Source code of charts:
──────

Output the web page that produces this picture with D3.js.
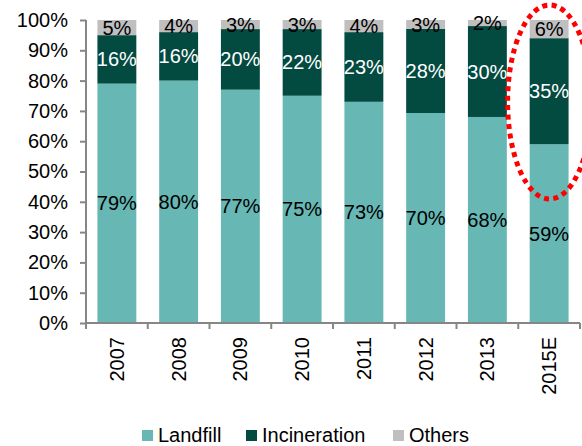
<!DOCTYPE html>
<html>
<head>
<meta charset="utf-8">
<script src="https://cdn.jsdelivr.net/npm/d3@7"></script>
<style>
  html, body { margin: 0; padding: 0; background: #fff; }
  svg { display: block; }
  text { font-family: "Liberation Sans", Arial, sans-serif; }
</style>
</head>
<body>
<svg id="chart" width="582" height="446"></svg>
<script>
// Waste treatment mix by year (shares in %)
const years = ["2007", "2008", "2009", "2010", "2011", "2012", "2013", "2015E"];
const landfill = [79, 80, 77, 75, 73, 70, 68, 59];
const incineration = [16, 16, 20, 22, 23, 28, 30, 35];
const others = [5, 4, 3, 3, 4, 3, 2, 6];
const yTicks = [0, 0.1, 0.2, 0.3, 0.4, 0.5, 0.6, 0.7, 0.8, 0.9, 1.0];

const seriesNames = ["Landfill", "Incineration", "Others"];
const seriesValues = [landfill, incineration, others];
const colors = ["#67b7b5", "#034a41", "#bfbfbf"];
const labelColors = ["#000", "#fff", "#000"];
const highlightYear = "2015E";

const rows = years.map((y, i) => {
  const r = { year: y };
  seriesNames.forEach((s, k) => { r[s] = seriesValues[k][i]; });
  return r;
});

const stack = d3.stack().keys(seriesNames).offset(d3.stackOffsetExpand);
const layers = stack(rows);

const svg = d3.select("#chart");
const plotLeft = 86, plotRight = 580, plotTop = 20, plotBottom = 323;
const fontSize = 20;

const x = d3.scaleBand().domain(years).range([plotLeft, plotRight]).paddingInner(0.37).paddingOuter(0.185);
const y = d3.scaleLinear().domain([0, 1]).range([plotBottom, plotTop]);

// bars
layers.forEach((layer, k) => {
  svg.append("g").selectAll("rect").data(layer).join("rect")
    .attr("x", d => x(d.data.year))
    .attr("width", x.bandwidth())
    .attr("y", d => y(d[1]))
    .attr("height", d => y(d[0]) - y(d[1]))
    .attr("fill", colors[k]);
});

// value labels, centred in each segment
layers.forEach((layer, k) => {
  svg.append("g").selectAll("text").data(layer).join("text")
    .attr("x", d => x(d.data.year) + x.bandwidth() / 2)
    .attr("y", d => y((d[0] + d[1]) / 2))
    .attr("dy", "0.35em")
    .attr("text-anchor", "middle")
    .attr("font-size", fontSize)
    .attr("fill", labelColors[k])
    .text(d => d.data[seriesNames[k]] + "%");
});

// y axis
const yAxis = svg.append("g").attr("transform", `translate(${plotLeft},0)`)
  .call(d3.axisLeft(y).tickValues(yTicks).tickFormat(d3.format(".0%")).tickSize(6).tickPadding(12));
yAxis.selectAll("text").attr("font-size", fontSize).attr("fill", "#000")
  .attr("font-family", "Liberation Sans, Arial, sans-serif");

// x axis with ticks on band boundaries
const xAxis = svg.append("g").attr("transform", `translate(0,${plotBottom})`);
xAxis.append("line").attr("x1", plotLeft).attr("x2", plotRight).attr("y1", 0).attr("y2", 0);
const step = x.step();
xAxis.selectAll("line.tick").data(d3.range(years.length + 1)).join("line")
  .attr("class", "tick")
  .attr("x1", i => plotLeft + i * step).attr("x2", i => plotLeft + i * step)
  .attr("y1", 0).attr("y2", 6);
xAxis.selectAll("text").data(years).join("text")
  .attr("transform", d => `translate(${x(d) + x.bandwidth() / 2},14) rotate(-90)`)
  .attr("dy", "0.35em")
  .attr("text-anchor", "end")
  .attr("font-size", fontSize)
  .attr("fill", "#000")
  .text(d => d);

svg.selectAll(".domain, g line").attr("stroke", "#868686").attr("stroke-width", 2);
yAxis.select(".domain").attr("d", `M0,${plotTop}V${plotBottom}`).attr("fill", "none");

// dotted highlight around the estimate
const hx = x(highlightYear) + x.bandwidth() / 2;
svg.append("ellipse")
  .attr("cx", hx + 0.5).attr("cy", 102)
  .attr("rx", 42).attr("ry", 97)
  .attr("fill", "none")
  .attr("stroke", "#ff0000")
  .attr("stroke-width", 5)
  .attr("stroke-dasharray", "5 4.5");

// legend
const legendX = [142, 246, 393];
const legend = svg.append("g");
seriesNames.forEach((s, k) => {
  legend.append("rect").attr("x", legendX[k]).attr("y", 430).attr("width", 11).attr("height", 11).attr("fill", colors[k]);
  legend.append("text").attr("x", legendX[k] + 16).attr("y", 442)
    .attr("font-size", fontSize).attr("fill", "#000").text(s);
});
</script>
</body>
</html>
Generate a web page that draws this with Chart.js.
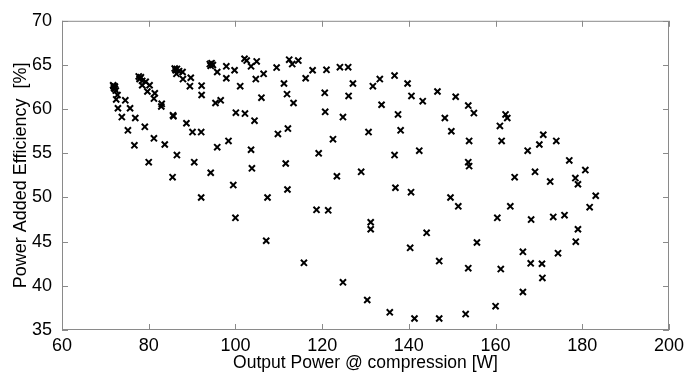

──────

Goal
Beginning with the first line of the records above, extract each line exactly through the line that holds "0.8, 0.9, 1.0];", both ends included. Omit pictures.

Problem solution
Output the web page that produces this picture with D3.js.
<!DOCTYPE html>
<html>
<head>
<meta charset="utf-8">
<script src="https://cdn.jsdelivr.net/npm/d3@7"></script>
<style>
  html, body { margin: 0; padding: 0; background: #fff; }
  svg { display: block; }
  text { font-family: "Liberation Sans", Arial, sans-serif; }
</style>
</head>
<body>
<svg id="chart" width="582" height="446"></svg>
<script>
// Waste treatment mix by year (shares in %)
const years = ["2007", "2008", "2009", "2010", "2011", "2012", "2013", "2015E"];
const landfill = [79, 80, 77, 75, 73, 70, 68, 59];
const incineration = [16, 16, 20, 22, 23, 28, 30, 35];
const others = [5, 4, 3, 3, 4, 3, 2, 6];
const yTicks = [0, 0.1, 0.2, 0.3, 0.4, 0.5, 0.6, 0.7, 0.8, 0.9, 1.0];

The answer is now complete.